[What this task involves] Your task is to extract every entry that follows word for word while excluding the pictures.

[Rows from a dataset of charts and code]
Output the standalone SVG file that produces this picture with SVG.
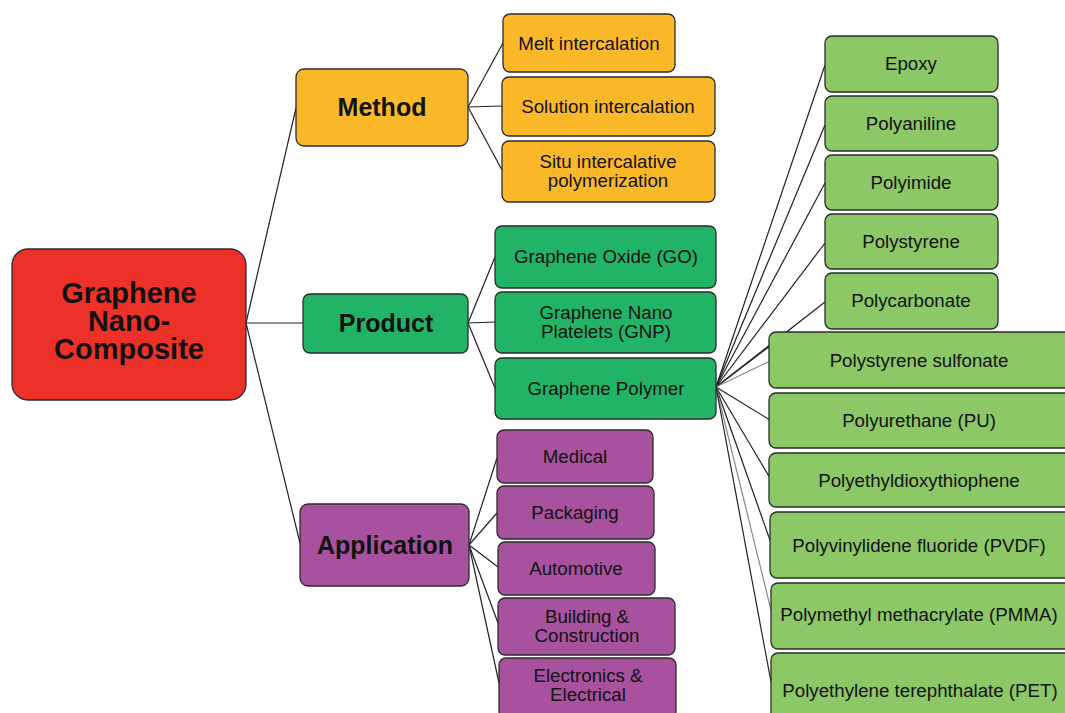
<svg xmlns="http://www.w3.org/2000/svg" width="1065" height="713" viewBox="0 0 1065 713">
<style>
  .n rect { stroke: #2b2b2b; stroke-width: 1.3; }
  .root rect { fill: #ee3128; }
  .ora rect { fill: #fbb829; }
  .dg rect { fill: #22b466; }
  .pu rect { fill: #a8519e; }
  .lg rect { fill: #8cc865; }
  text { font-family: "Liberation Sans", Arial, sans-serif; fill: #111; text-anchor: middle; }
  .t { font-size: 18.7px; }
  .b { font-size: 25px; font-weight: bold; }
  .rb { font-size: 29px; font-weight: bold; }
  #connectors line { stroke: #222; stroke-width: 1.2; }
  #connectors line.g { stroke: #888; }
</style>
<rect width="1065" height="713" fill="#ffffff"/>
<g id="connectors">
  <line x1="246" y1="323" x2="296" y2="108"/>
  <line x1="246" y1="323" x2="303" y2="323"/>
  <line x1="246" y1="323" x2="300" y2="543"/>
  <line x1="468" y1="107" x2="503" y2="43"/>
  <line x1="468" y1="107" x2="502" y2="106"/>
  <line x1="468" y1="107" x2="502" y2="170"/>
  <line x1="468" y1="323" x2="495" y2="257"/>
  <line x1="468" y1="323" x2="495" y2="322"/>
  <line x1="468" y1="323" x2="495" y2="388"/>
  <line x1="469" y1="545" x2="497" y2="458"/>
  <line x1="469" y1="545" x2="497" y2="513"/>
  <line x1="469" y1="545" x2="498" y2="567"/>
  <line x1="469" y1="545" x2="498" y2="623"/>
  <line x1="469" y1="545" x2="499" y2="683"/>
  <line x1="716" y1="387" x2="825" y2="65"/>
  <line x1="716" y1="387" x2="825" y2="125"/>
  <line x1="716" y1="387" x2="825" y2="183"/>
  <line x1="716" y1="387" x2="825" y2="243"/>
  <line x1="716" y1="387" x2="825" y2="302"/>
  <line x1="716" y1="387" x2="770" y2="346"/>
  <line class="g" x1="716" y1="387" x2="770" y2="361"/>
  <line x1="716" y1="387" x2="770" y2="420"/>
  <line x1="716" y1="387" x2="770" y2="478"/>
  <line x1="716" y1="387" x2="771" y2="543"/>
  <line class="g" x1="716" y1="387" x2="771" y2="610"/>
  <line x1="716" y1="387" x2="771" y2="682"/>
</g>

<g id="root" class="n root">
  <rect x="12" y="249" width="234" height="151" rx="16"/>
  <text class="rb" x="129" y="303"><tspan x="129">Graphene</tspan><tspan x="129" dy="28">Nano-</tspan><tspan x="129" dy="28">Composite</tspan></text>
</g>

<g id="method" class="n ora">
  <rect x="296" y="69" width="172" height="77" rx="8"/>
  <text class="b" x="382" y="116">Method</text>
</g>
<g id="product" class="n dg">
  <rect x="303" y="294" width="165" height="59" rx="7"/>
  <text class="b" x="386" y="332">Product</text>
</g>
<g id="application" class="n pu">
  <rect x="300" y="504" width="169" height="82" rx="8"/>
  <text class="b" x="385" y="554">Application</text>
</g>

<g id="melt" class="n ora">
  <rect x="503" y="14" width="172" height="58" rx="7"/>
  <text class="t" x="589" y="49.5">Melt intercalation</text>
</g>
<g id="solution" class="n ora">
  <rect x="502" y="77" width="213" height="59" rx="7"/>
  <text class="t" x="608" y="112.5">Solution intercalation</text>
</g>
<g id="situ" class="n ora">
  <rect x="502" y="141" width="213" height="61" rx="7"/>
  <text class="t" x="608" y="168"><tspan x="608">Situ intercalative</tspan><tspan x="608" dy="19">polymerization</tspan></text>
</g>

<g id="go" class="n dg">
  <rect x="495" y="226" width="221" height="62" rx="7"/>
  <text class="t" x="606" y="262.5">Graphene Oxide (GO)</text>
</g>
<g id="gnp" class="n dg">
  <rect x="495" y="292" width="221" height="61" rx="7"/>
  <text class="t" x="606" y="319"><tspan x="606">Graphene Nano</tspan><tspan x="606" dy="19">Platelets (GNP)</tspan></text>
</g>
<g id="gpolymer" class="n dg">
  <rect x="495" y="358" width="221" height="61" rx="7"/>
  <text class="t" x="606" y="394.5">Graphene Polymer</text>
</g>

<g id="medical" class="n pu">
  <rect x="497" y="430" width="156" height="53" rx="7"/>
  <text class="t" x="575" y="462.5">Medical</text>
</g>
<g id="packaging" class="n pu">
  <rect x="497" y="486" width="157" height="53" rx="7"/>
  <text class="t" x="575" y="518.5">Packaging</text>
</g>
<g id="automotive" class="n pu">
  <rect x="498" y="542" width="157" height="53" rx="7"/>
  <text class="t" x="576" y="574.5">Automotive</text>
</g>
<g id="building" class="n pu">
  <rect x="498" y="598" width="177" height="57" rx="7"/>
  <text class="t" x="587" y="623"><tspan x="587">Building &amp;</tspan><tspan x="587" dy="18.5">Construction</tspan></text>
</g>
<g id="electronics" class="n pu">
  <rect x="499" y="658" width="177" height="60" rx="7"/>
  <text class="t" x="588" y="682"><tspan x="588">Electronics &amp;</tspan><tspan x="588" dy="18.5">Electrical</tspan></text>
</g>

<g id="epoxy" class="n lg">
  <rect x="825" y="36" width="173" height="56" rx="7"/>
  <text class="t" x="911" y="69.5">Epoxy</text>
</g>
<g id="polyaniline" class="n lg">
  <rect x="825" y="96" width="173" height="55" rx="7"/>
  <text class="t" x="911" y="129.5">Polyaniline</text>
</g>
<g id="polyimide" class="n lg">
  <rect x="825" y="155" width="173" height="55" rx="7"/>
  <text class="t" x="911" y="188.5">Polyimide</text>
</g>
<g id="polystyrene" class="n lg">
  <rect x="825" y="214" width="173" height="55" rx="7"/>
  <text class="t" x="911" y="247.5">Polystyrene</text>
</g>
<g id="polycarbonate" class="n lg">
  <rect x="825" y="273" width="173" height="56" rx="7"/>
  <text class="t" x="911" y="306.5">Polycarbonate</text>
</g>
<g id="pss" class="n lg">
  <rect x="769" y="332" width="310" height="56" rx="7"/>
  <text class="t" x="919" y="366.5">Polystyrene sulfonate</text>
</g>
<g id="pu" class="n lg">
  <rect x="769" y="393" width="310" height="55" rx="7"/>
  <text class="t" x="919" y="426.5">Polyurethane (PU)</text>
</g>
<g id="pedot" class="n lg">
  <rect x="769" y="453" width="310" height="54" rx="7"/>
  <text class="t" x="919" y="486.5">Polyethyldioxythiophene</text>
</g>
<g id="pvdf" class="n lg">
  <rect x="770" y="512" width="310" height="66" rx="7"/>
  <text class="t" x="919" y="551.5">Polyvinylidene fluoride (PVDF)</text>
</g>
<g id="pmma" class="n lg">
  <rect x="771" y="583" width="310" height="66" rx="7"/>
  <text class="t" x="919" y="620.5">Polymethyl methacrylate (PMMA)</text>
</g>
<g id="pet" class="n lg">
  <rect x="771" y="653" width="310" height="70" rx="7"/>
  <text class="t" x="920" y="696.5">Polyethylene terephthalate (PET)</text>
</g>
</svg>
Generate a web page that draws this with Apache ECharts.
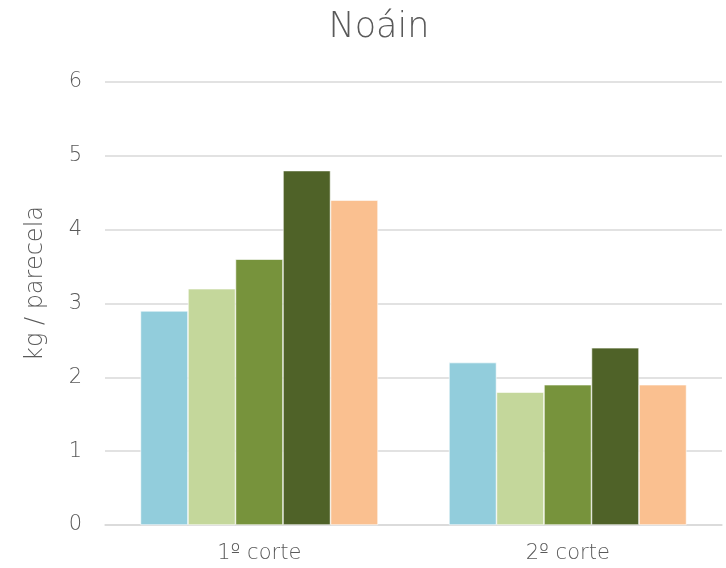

[Task answer]
Output the standalone SVG file that produces this picture with SVG.
<svg xmlns="http://www.w3.org/2000/svg" width="1065" height="713" viewBox="0 0 1065 713">
<style>
  .n rect { stroke: #2b2b2b; stroke-width: 1.3; }
  .root rect { fill: #ee3128; }
  .ora rect { fill: #fbb829; }
  .dg rect { fill: #22b466; }
  .pu rect { fill: #a8519e; }
  .lg rect { fill: #8cc865; }
  text { font-family: "Liberation Sans", Arial, sans-serif; fill: #111; text-anchor: middle; }
  .t { font-size: 18.7px; }
  .b { font-size: 25px; font-weight: bold; }
  .rb { font-size: 29px; font-weight: bold; }
  #connectors line { stroke: #222; stroke-width: 1.2; }
  #connectors line.g { stroke: #888; }
</style>
<rect width="1065" height="713" fill="#ffffff"/>
<g id="connectors">
  <line x1="246" y1="323" x2="296" y2="108"/>
  <line x1="246" y1="323" x2="303" y2="323"/>
  <line x1="246" y1="323" x2="300" y2="543"/>
  <line x1="468" y1="107" x2="503" y2="43"/>
  <line x1="468" y1="107" x2="502" y2="106"/>
  <line x1="468" y1="107" x2="502" y2="170"/>
  <line x1="468" y1="323" x2="495" y2="257"/>
  <line x1="468" y1="323" x2="495" y2="322"/>
  <line x1="468" y1="323" x2="495" y2="388"/>
  <line x1="469" y1="545" x2="497" y2="458"/>
  <line x1="469" y1="545" x2="497" y2="513"/>
  <line x1="469" y1="545" x2="498" y2="567"/>
  <line x1="469" y1="545" x2="498" y2="623"/>
  <line x1="469" y1="545" x2="499" y2="683"/>
  <line x1="716" y1="387" x2="825" y2="65"/>
  <line x1="716" y1="387" x2="825" y2="125"/>
  <line x1="716" y1="387" x2="825" y2="183"/>
  <line x1="716" y1="387" x2="825" y2="243"/>
  <line x1="716" y1="387" x2="825" y2="302"/>
  <line x1="716" y1="387" x2="770" y2="346"/>
  <line class="g" x1="716" y1="387" x2="770" y2="361"/>
  <line x1="716" y1="387" x2="770" y2="420"/>
  <line x1="716" y1="387" x2="770" y2="478"/>
  <line x1="716" y1="387" x2="771" y2="543"/>
  <line class="g" x1="716" y1="387" x2="771" y2="610"/>
  <line x1="716" y1="387" x2="771" y2="682"/>
</g>

<g id="root" class="n root">
  <rect x="12" y="249" width="234" height="151" rx="16"/>
  <text class="rb" x="129" y="303"><tspan x="129">Graphene</tspan><tspan x="129" dy="28">Nano-</tspan><tspan x="129" dy="28">Composite</tspan></text>
</g>

<g id="method" class="n ora">
  <rect x="296" y="69" width="172" height="77" rx="8"/>
  <text class="b" x="382" y="116">Method</text>
</g>
<g id="product" class="n dg">
  <rect x="303" y="294" width="165" height="59" rx="7"/>
  <text class="b" x="386" y="332">Product</text>
</g>
<g id="application" class="n pu">
  <rect x="300" y="504" width="169" height="82" rx="8"/>
  <text class="b" x="385" y="554">Application</text>
</g>

<g id="melt" class="n ora">
  <rect x="503" y="14" width="172" height="58" rx="7"/>
  <text class="t" x="589" y="49.5">Melt intercalation</text>
</g>
<g id="solution" class="n ora">
  <rect x="502" y="77" width="213" height="59" rx="7"/>
  <text class="t" x="608" y="112.5">Solution intercalation</text>
</g>
<g id="situ" class="n ora">
  <rect x="502" y="141" width="213" height="61" rx="7"/>
  <text class="t" x="608" y="168"><tspan x="608">Situ intercalative</tspan><tspan x="608" dy="19">polymerization</tspan></text>
</g>

<g id="go" class="n dg">
  <rect x="495" y="226" width="221" height="62" rx="7"/>
  <text class="t" x="606" y="262.5">Graphene Oxide (GO)</text>
</g>
<g id="gnp" class="n dg">
  <rect x="495" y="292" width="221" height="61" rx="7"/>
  <text class="t" x="606" y="319"><tspan x="606">Graphene Nano</tspan><tspan x="606" dy="19">Platelets (GNP)</tspan></text>
</g>
<g id="gpolymer" class="n dg">
  <rect x="495" y="358" width="221" height="61" rx="7"/>
  <text class="t" x="606" y="394.5">Graphene Polymer</text>
</g>

<g id="medical" class="n pu">
  <rect x="497" y="430" width="156" height="53" rx="7"/>
  <text class="t" x="575" y="462.5">Medical</text>
</g>
<g id="packaging" class="n pu">
  <rect x="497" y="486" width="157" height="53" rx="7"/>
  <text class="t" x="575" y="518.5">Packaging</text>
</g>
<g id="automotive" class="n pu">
  <rect x="498" y="542" width="157" height="53" rx="7"/>
  <text class="t" x="576" y="574.5">Automotive</text>
</g>
<g id="building" class="n pu">
  <rect x="498" y="598" width="177" height="57" rx="7"/>
  <text class="t" x="587" y="623"><tspan x="587">Building &amp;</tspan><tspan x="587" dy="18.5">Construction</tspan></text>
</g>
<g id="electronics" class="n pu">
  <rect x="499" y="658" width="177" height="60" rx="7"/>
  <text class="t" x="588" y="682"><tspan x="588">Electronics &amp;</tspan><tspan x="588" dy="18.5">Electrical</tspan></text>
</g>

<g id="epoxy" class="n lg">
  <rect x="825" y="36" width="173" height="56" rx="7"/>
  <text class="t" x="911" y="69.5">Epoxy</text>
</g>
<g id="polyaniline" class="n lg">
  <rect x="825" y="96" width="173" height="55" rx="7"/>
  <text class="t" x="911" y="129.5">Polyaniline</text>
</g>
<g id="polyimide" class="n lg">
  <rect x="825" y="155" width="173" height="55" rx="7"/>
  <text class="t" x="911" y="188.5">Polyimide</text>
</g>
<g id="polystyrene" class="n lg">
  <rect x="825" y="214" width="173" height="55" rx="7"/>
  <text class="t" x="911" y="247.5">Polystyrene</text>
</g>
<g id="polycarbonate" class="n lg">
  <rect x="825" y="273" width="173" height="56" rx="7"/>
  <text class="t" x="911" y="306.5">Polycarbonate</text>
</g>
<g id="pss" class="n lg">
  <rect x="769" y="332" width="310" height="56" rx="7"/>
  <text class="t" x="919" y="366.5">Polystyrene sulfonate</text>
</g>
<g id="pu" class="n lg">
  <rect x="769" y="393" width="310" height="55" rx="7"/>
  <text class="t" x="919" y="426.5">Polyurethane (PU)</text>
</g>
<g id="pedot" class="n lg">
  <rect x="769" y="453" width="310" height="54" rx="7"/>
  <text class="t" x="919" y="486.5">Polyethyldioxythiophene</text>
</g>
<g id="pvdf" class="n lg">
  <rect x="770" y="512" width="310" height="66" rx="7"/>
  <text class="t" x="919" y="551.5">Polyvinylidene fluoride (PVDF)</text>
</g>
<g id="pmma" class="n lg">
  <rect x="771" y="583" width="310" height="66" rx="7"/>
  <text class="t" x="919" y="620.5">Polymethyl methacrylate (PMMA)</text>
</g>
<g id="pet" class="n lg">
  <rect x="771" y="653" width="310" height="70" rx="7"/>
  <text class="t" x="920" y="696.5">Polyethylene terephthalate (PET)</text>
</g>
</svg>
Generate a web page that draws this with Apache ECharts.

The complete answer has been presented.